De nieuwe eigenaar werd de grootgrondbezitter Jacob Marcus Rosenik. Maar deze vond het gehele complex niet rendabel voor de verhuur, waarop hij het grootste gedeelte liet slopen. Het vrijgekomen bouwmateriaal werd openbaar verkocht. De bijgebouwen gingen tegen de vlakte en het gedeelte van het woonpaleis dat voorheen als poortgebouw had gefungeerd, werd verbouwd tot woonhuis. Het herenhuis bleef wel staan, maar dat werd verbouwd tot een statige villa. Eind 19e eeuw kocht Johannes Stephanus Bowles het huis. In 1885 kwam hij naar Wageningen en ging in 'Villa Vada', de grote witte villa, die over was gebleven van het stadspaleis, wonen.
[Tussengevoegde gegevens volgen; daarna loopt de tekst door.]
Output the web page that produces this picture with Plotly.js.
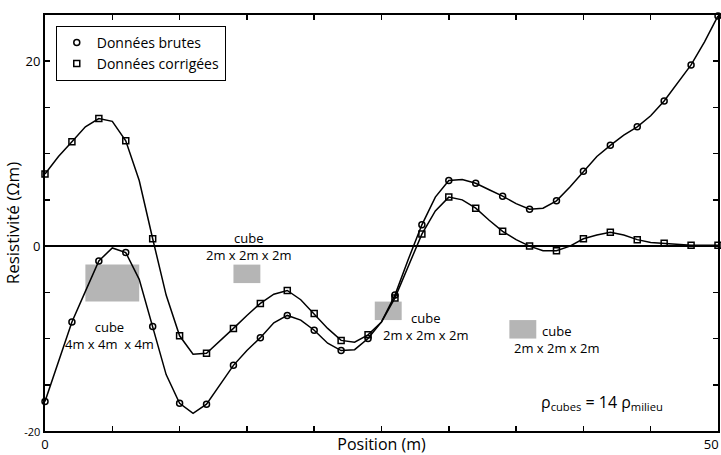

Ook hij woonde er niet lang. In 1888 was hij alweer vertrokken. Robert Petrus Bowles trad namens hem op als zijn gemachtigde. Hij diende eind 1893 het eerste plan in bij burgemeester en wethouders van Wageningen voor verkaveling van het kasteelterrein tot het Bowlespark. Tussen 1894 en 1900 werd het terrein bebouwd. Aan de oostzijde werd tussen oktober 1944 en mei 1945 een viertal woningen door artillerievuur van de geallieerden verwoest. Er kwamen maar drie woningen voor in de plaats, waardoor er nog steeds een huisnummer ontbreekt. In de 20e eeuw werd de villa verkocht aan de gemeente Wageningen, waarna het politiebureau erin werd ondergebracht. Sinds 1986 is in de villa Museum 'De Casteelse Poort' gevestigd.

Museum 'De Casteelse Poort' in Villa Vada

In het laatste kwart van de 20e eeuw werden de restanten van de kasteelmuur dankzij inzet van Wageningse leden van de Archeologische Werkgemeenschap Nederland gerestaureerd. En ook werden de fundamenten van de noordelijke poorttoren en van de noordoostelijke geschuttoren blootgelegd en geconsolideerd.